NASA’s Mars Science Laboratory mission will deliver the Mars rover Curiosity, a nearly 2,000-pound (1-ton) car-size robotic roving laboratory, to the surface of Mars at 10:31 p.m. PDT on August 5 (1:31 a.m. EDT August 6). The nuclear-powered Curiosity is the largest manmade object to ever touch down on another planet. Curiosity’s landing will mark the start of a two-year prime mission to investigate whether one of the most intriguing places on Mars ever has offered an environment favorable for microbial life.
The mission will study whether the Gale Crater area of Mars has evidence of past and present habitable environments. These studies will be part of a broader examination of past and present processes in the Martian atmosphere and on its surface. The research will use 10 instrument-based science investigations. The mission’s rover, Curiosity, carries the instruments for these investigations and will support their use by providing overland mobility, sample-acquisition capabilities, power and communications. The primary mission will last one Mars year (98 weeks).
Curiosity—Robot Geologist and Chemist in One
The rover will analyze dozens of samples scooped from the soil, drilled from rocks, and pulled from the atmosphere. The record of Mars’ climate and geology is essentially “written in the rocks and soil”—in their formation, structure, and chemical composition. Curiosity’s on-board laboratory will study the samples and the local geologic setting in order to detect chemical building blocks of life (e.g., forms of carbon) on Mars and assess what the martian environment was like in the past, addressing the fundamental question, was Mars ever a habitat for microbial life.
Curiosity’s Information Brochure: Information about the Mars Rover and the mission (PDF)

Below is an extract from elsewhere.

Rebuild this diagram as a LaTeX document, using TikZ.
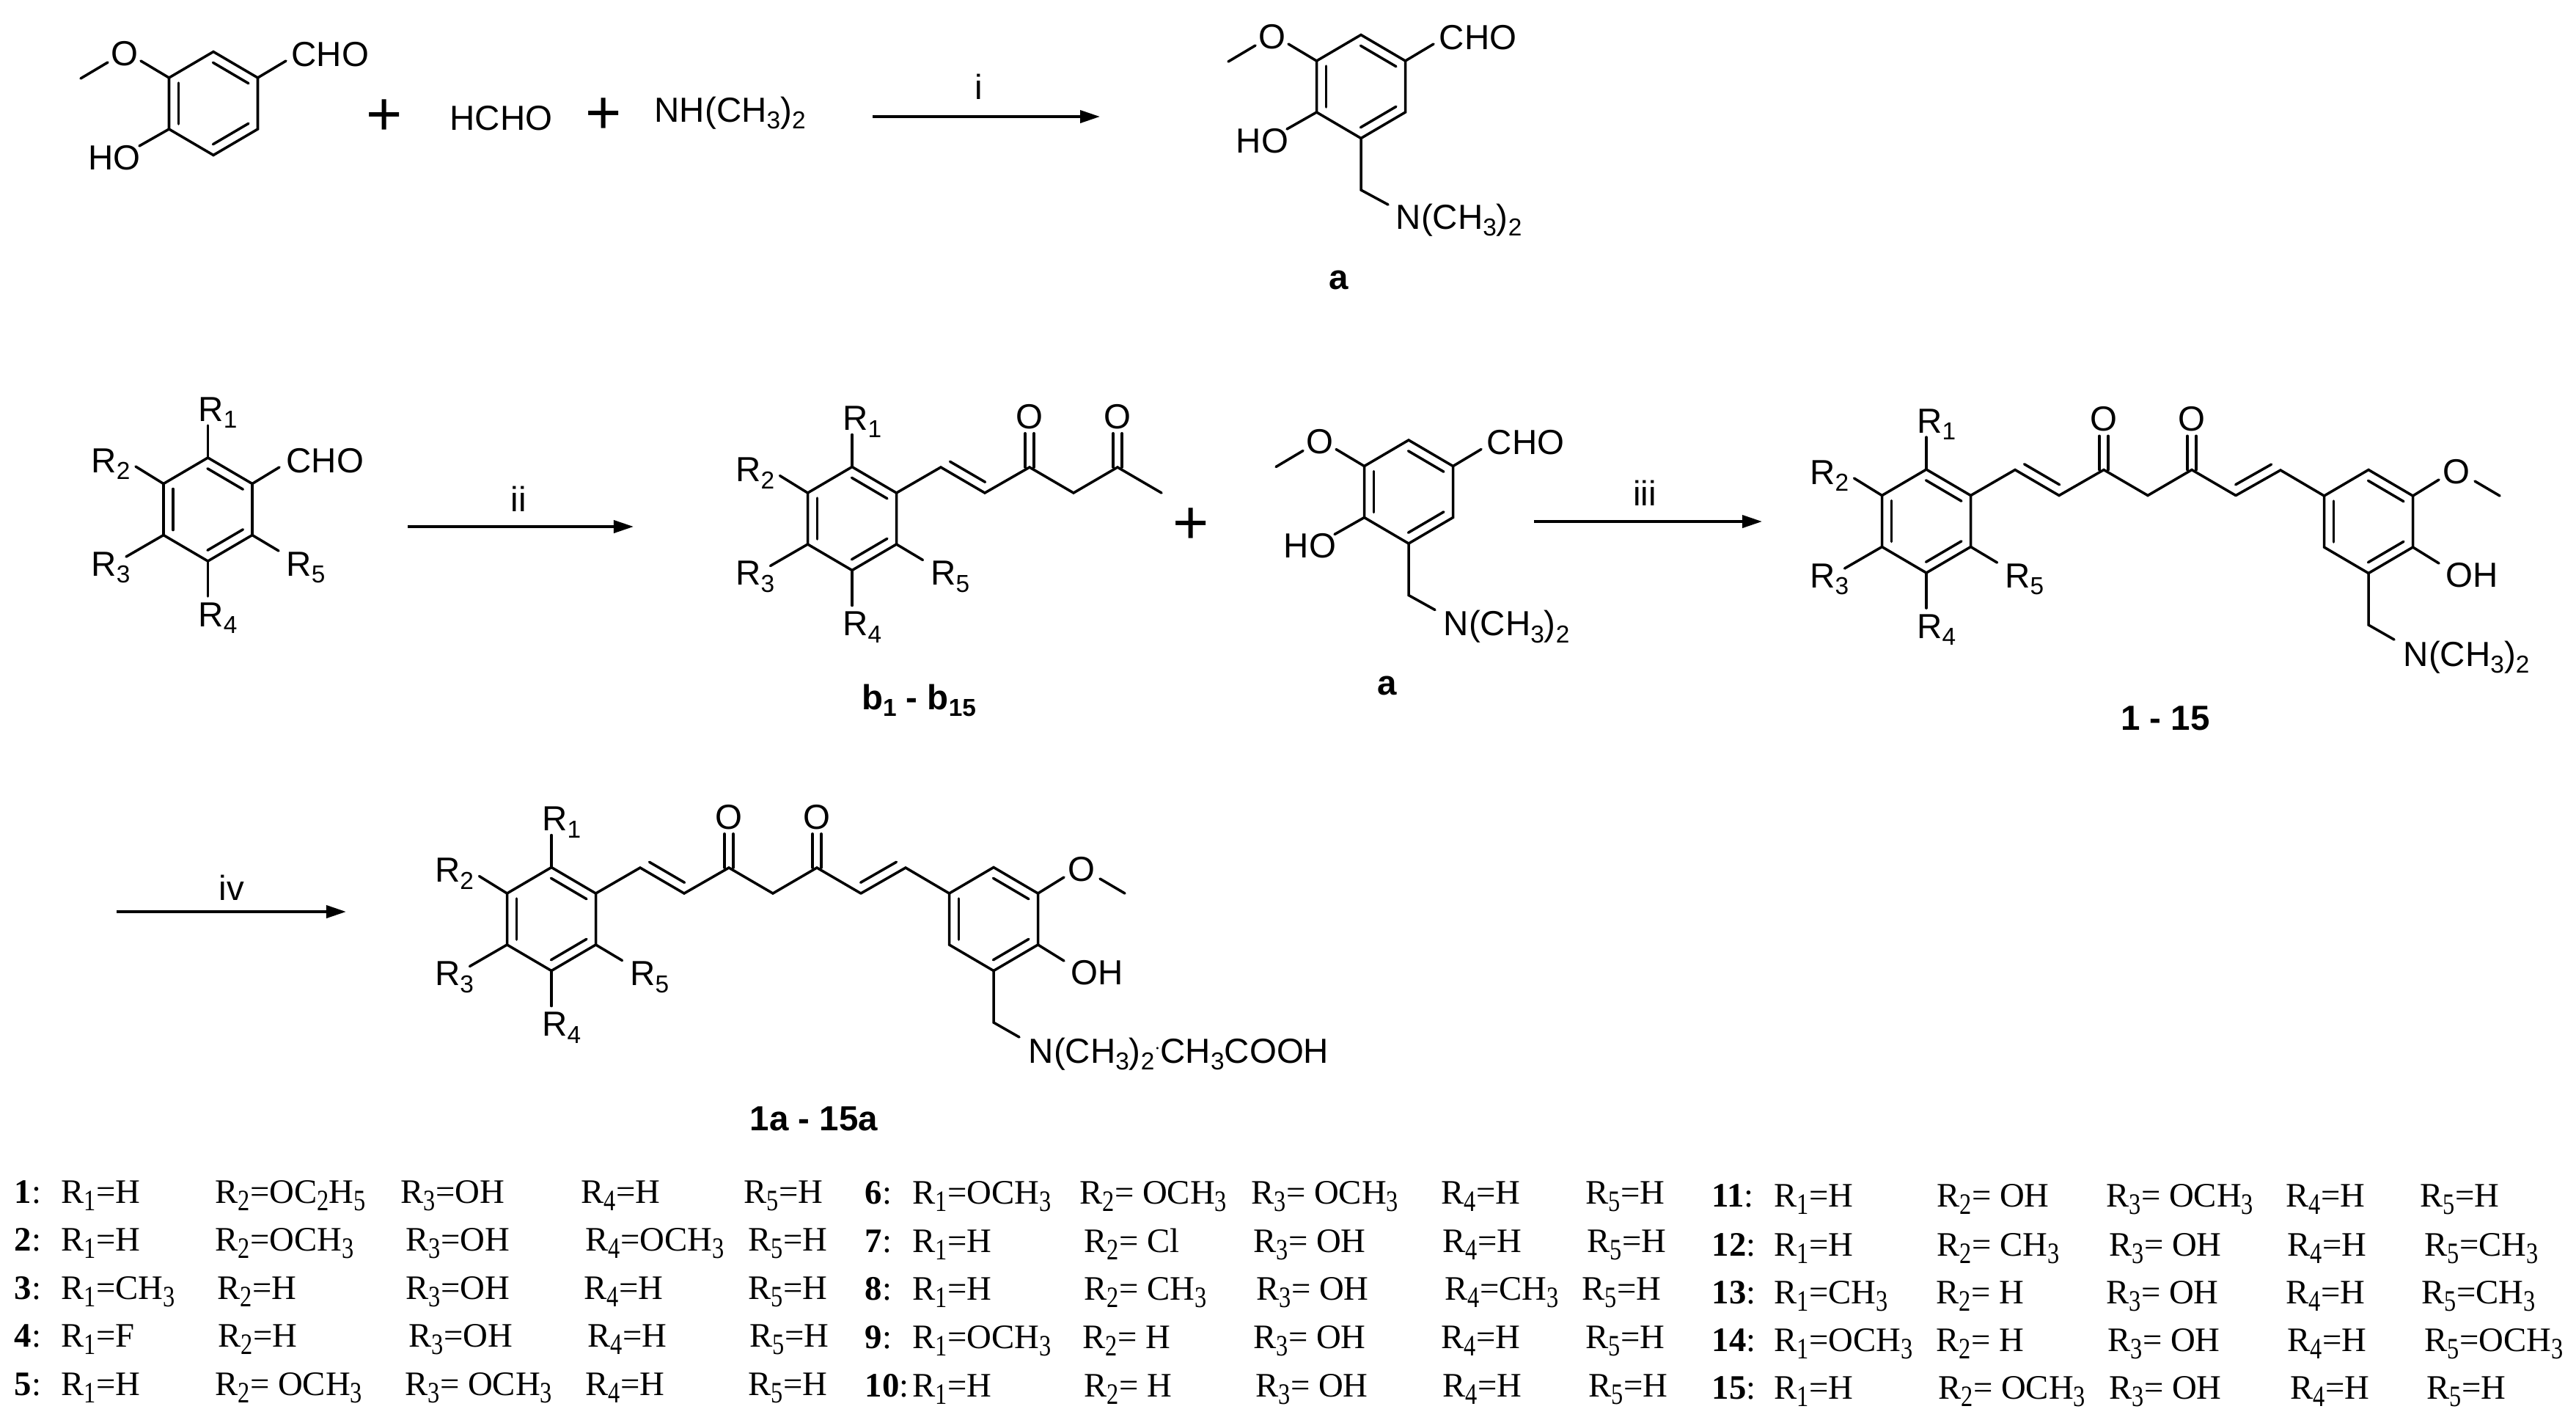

- Assess biological potential of the martian site
- Characterize geology and geochemistry
- Investigate the role of water, atmospheric evolution and climate
- Characterize the spectrum of surface radiation
Gale Crater—Curiosity Landing Site
Gale Crater is a fascinating place to explore because of the mountain of layered materials in the middle—a mound about three times as high as the rim of the Grand Canyon (5 km/3 miles) on Earth! The layers tell a story about what Mars was like in the past, perhaps spanning much of the early history of the Red Planet. Studies from orbit have revealed that the layers have different minerals, that usually from in water, depending on their height. Near the bottom of the mound are clay minerals. Above the clay-bearing layers are layers with minerals containing sulfur and oxygen. These different layers represent different environmental histories of Mars.